Recent adventures in performance testing
I recently gained access to Intel’s Academic Manycore Testing Lab (MTL) to do some performance testing work on our compiler and runtime, Manticore. This environment contains 3 quad 8-core machines, one accessible via SSH and the others with an easy job queueing system. Over the two-week period I had access, I didn’t get as much done as I’d like, but I did find out quite a bit.
We continue to scale well past 16 cores
We have shown in the past that Manticore scales very well on a variety of benchmarks up to 16 cores. But, this time we’ve been able to show that we continue to see speedups all the way to 32 cores! Of course, there’s also bad news. While we have decent speedups at 16 cores and admirable speedups (relative to competitive implementations of the chosen benchmarks) at 24 cores, our 32 core speedup is only slightly better than that of 24 cores on some benchmarks. We need to do better. And more, we need to figure out where the bottleneck is!
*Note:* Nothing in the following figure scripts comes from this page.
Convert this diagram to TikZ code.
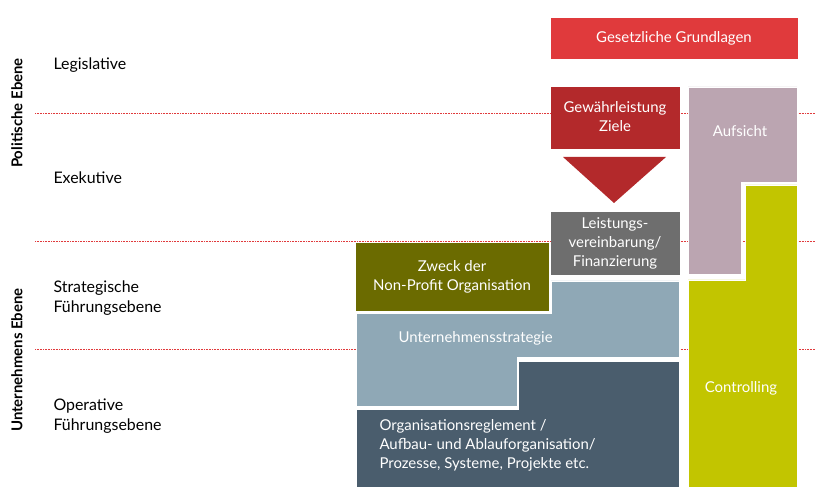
\documentclass[tikz,border=0pt]{standalone}
\usepackage{fontspec}
\setmainfont{Lato}
\definecolor{gesetzred}{HTML}{E03A3C}
\definecolor{zielred}{HTML}{B3292B}
\definecolor{leistgrey}{HTML}{6E6E6E}
\definecolor{zweckolive}{HTML}{6B6B00}
\definecolor{stratblue}{HTML}{8FA8B6}
\definecolor{orgslate}{HTML}{4A5D6D}
\definecolor{aufsichtmauve}{HTML}{BBA5B1}
\definecolor{controlgreen}{HTML}{C2C500}
\tikzset{
  block/.style={draw=white,line width=0.8pt},
  blocktext/.style={text=white,font=\fontsize{15}{19}\selectfont,align=center},
  leveltext/.style={anchor=west,align=left,font=\fontsize{16}{20}\selectfont},
  ebene/.style={rotate=90,font=\bfseries\fontsize{15}{18}\selectfont}
}
\begin{document}
\begin{tikzpicture}[x=1bp,y=-1bp]
  \useasboundingbox (0,0) rectangle (827,495);
  % level borders
  \foreach \y in {113,241,349}
    \draw[gesetzred,densely dotted,line width=0.6pt] (35,\y) -- (816,\y);

  % blocks
  \fill[block,gesetzred] (551,18) rectangle (797,58);
  \node[blocktext] (gesetz) at (674,38) {Gesetzliche Grundlagen};
  \fill[block,zielred] (551,87) rectangle (679,148);
  \node[blocktext] (ziele) at (615,117) {Gewährleistung\\Ziele};
  \fill[zielred] (563,157) -- (666,157) -- (614,203) -- cycle;
  \fill[block,leistgrey] (551,212) rectangle (679,274);
  \node[blocktext] (leistung) at (615,243) {Leistungs-\\vereinbarung/\\Finanzierung};
  \fill[block,zweckolive] (356,243) rectangle (548,310);
  \node[blocktext] (zweck) at (452,277) {Zweck der\\Non-Profit Organisation};
  \filldraw[block,fill=stratblue] (356,313) -- (551,313) -- (551,281) -- (679,281)
    -- (679,357) -- (517,357) -- (517,406) -- (356,406) -- cycle;
  \node[blocktext,anchor=west] (strategie) at (395,338) {Unternehmensstrategie};
  \filldraw[block,fill=orgslate] (518,361) -- (679,361) -- (679,487) -- (356,487)
    -- (356,409) -- (518,409) -- cycle;
  \node[blocktext,anchor=west,align=left] (reglement) at (376,445)
    {Organisationsreglement /\\Aufbau- und Ablauforganisation/\\Prozesse, Systeme, Projekte etc.};
  \filldraw[block,fill=aufsichtmauve] (688,87) -- (797,87) -- (797,182) -- (741,182)
    -- (741,274) -- (688,274) -- cycle;
  \node[blocktext] (aufsicht) at (740,131) {Aufsicht};
  \filldraw[block,fill=controlgreen] (745,185) -- (797,185) -- (797,487) -- (688,487)
    -- (688,280) -- (745,280) -- cycle;
  \node[blocktext] (controlling) at (741,388) {Controlling};

  % levels
  \node[leveltext] (legislative) at (50,65) {Legislative};
  \node[leveltext] (exekutive) at (50,178) {Exekutive};
  \node[leveltext] (strategisch) at (50,298) {Strategische\\Führungsebene};
  \node[leveltext] (operativ) at (50,416) {Operative\\Führungsebene};
  \node[ebene] (politisch) at (17,113) {Politische Ebene};
  \node[ebene] (unternehmen) at (17,360) {Unternehmens Ebene};
\end{tikzpicture}
\end{document}
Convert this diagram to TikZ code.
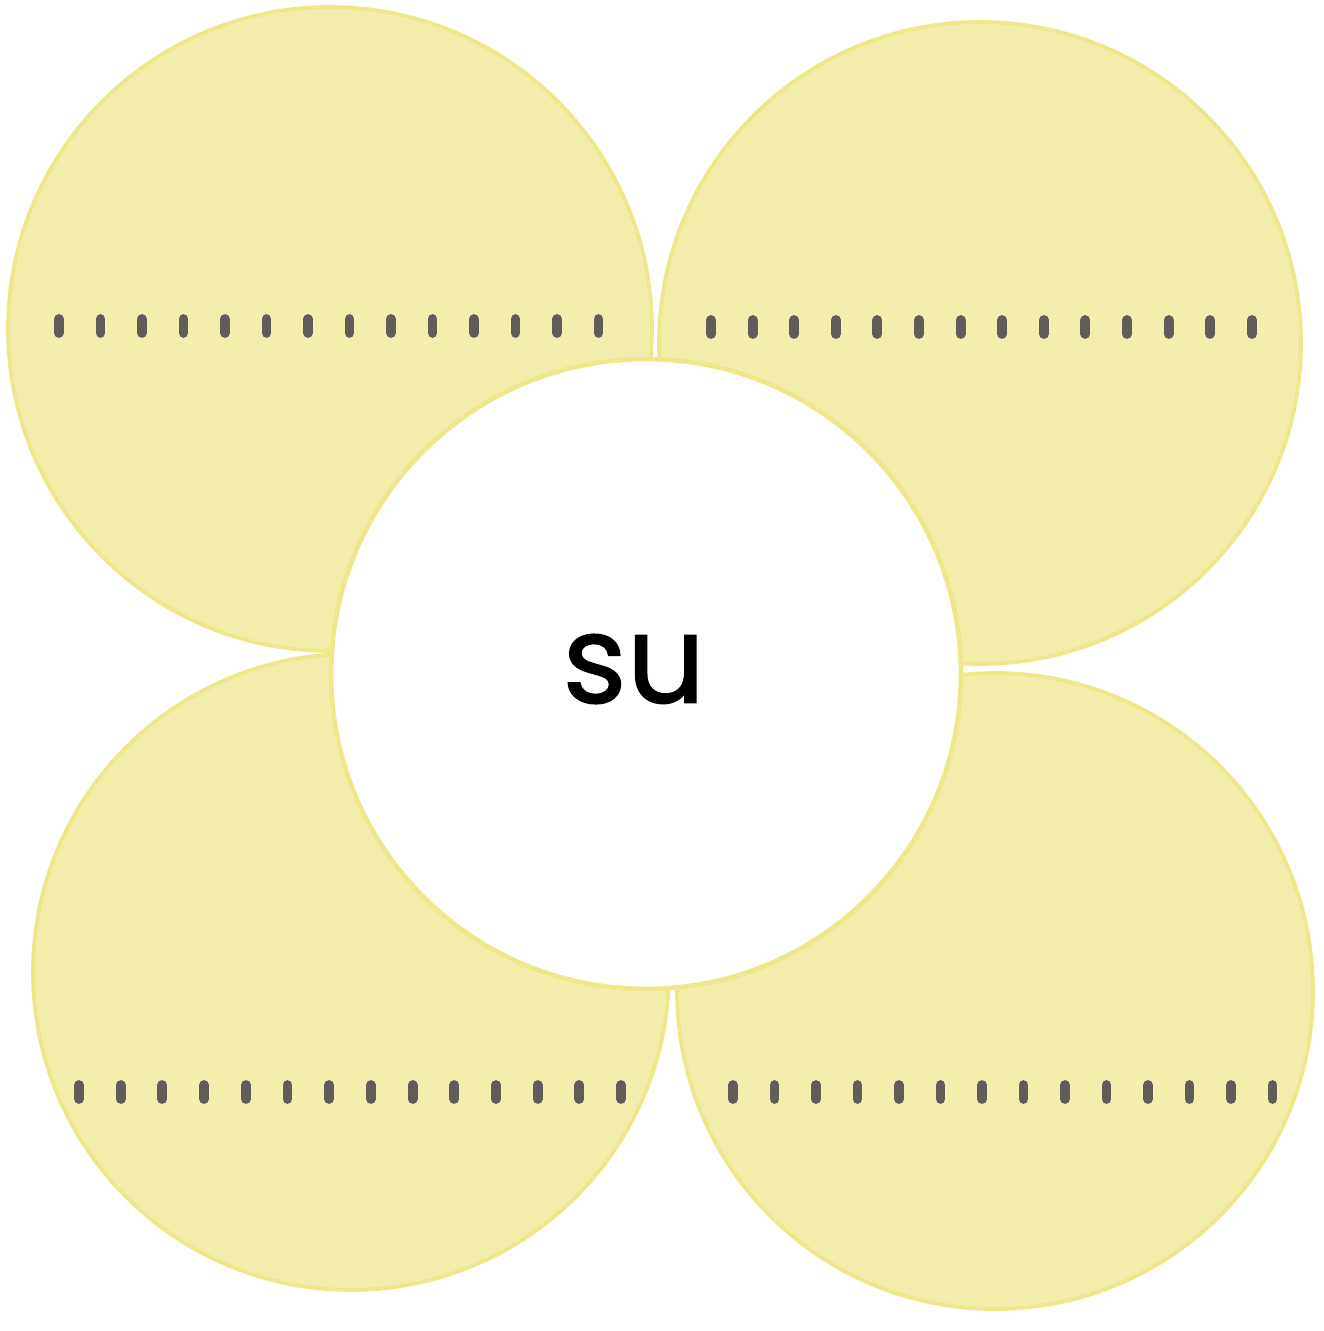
\documentclass[tikz,border=0pt]{standalone}
\usepackage{fontspec}
\setmainfont{Poppins}
\newfontfamily\wordfont[FakeBold=1.2]{Poppins}
\usepackage{tikz}
\usepackage{xcolor}
\definecolor{petalfill}{HTML}{F4EEAC}
\definecolor{petalline}{HTML}{EFE88A}
\definecolor{dotgray}{HTML}{625B5C}

\begin{document}
\begin{tikzpicture}[
  x=0.02cm,y=-0.02cm,
  petal/.style={circle,draw=petalline,line width=2.2pt,fill=petalfill,inner sep=0pt},
  hub/.style={circle,draw=petalline,line width=2.6pt,fill=white,inner sep=0pt,minimum size=12.6cm},
  dotline/.style={draw=dotgray,line width=5.6pt,line cap=round}
]
\useasboundingbox (0,0) rectangle (1324,1331);
\node[petal,minimum size=12.88cm] (tl) at (330,329) {};
\node[petal,minimum size=12.84cm] (tr) at (980,343) {};
\node[petal,minimum size=12.72cm] (bl) at (351,972) {};
\node[petal,minimum size=12.72cm] (br) at (995,991) {};
\node[hub] (mid) at (646,674) {};
\node[font=\wordfont\fontsize{70}{80}\selectfont] (word) at (634,669) {su};
% dotted writing lines
\foreach \i in {0,...,13} {
  \draw[dotline] ({59+\i*41.5},319) -- ++(0,14);
  \draw[dotline] ({711+\i*41.6},320) -- ++(0,14);
  \draw[dotline] ({79+\i*41.7},1085) -- ++(0,14);
  \draw[dotline] ({733+\i*41.5},1085) -- ++(0,14);
}
\end{tikzpicture}
\end{document}
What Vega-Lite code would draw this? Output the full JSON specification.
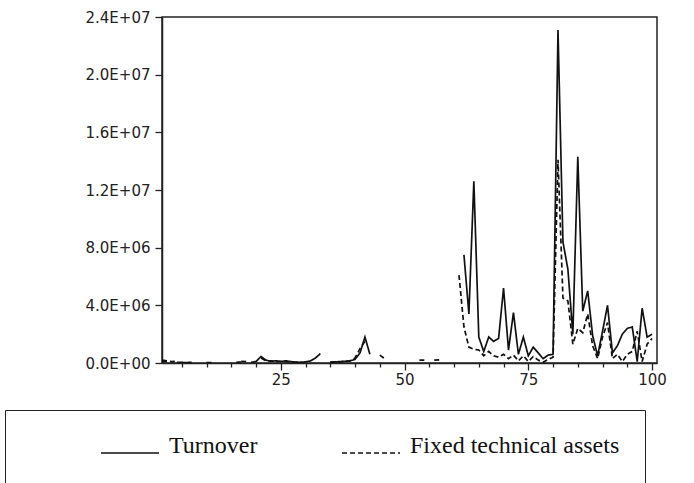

We had a huge GC bug lurking, more than a year after our last one
Our benchmarks and output in general have gone through some very heavy stress testing, on decently sized manycore machines. However, whenever you double the number of cores, you can expect to find something new. And in this case, on one of the 3 machines, SMT is enabled, allowing 64 cores of testing. And at load… there’s a garbage collection bug. Three days of groveling over the heap, generated assembly, and instrumented binaries enabled me to work around it, but one of the downsides to a highly parallel garbage collector and pretty complicated scheduler is that when there’s a bug, it can take a while to track down the real root cause.
SMT does not appear to be useful for high-computation loads
At least for the sorts of work that most of our benchmarks have, SMT (which doubles the number of available cores by allowing two threads of work per physical core) does not offer significant advantages. Of course, this will need more investigation. Right now, when we spawn up additional threads, they each need their own nursery for garbage collection. But, we don’t resize those nurseries so they will all fit within the L3 cache size, potentially causing some memory thrashing that isn’t evident without the additional SMT threads. I also suspect the poorer speedups at lower numbers of processors is due to densely packing processes rather than packing densely at the package and core level but using extra SMT cores last.
Want to learn more? Well, this and other results are the topic of a large journal paper we’re writing on our work building the Manticore runtime system, which was specifically designed to take advantage of manycore architecture machines. Of course, in the journal paper there will be real numbers, rudimentary statistical analysis, and concrete recommendations. This article is just a post to thank the fantastic folks at Intel for making the Manycore Testing Lab available. I highly recommend it to anyone in an academic setting who doesn’t have an extra $30k to spend on one of these machines. Well, after I finish slamming those machines with work myself, of course!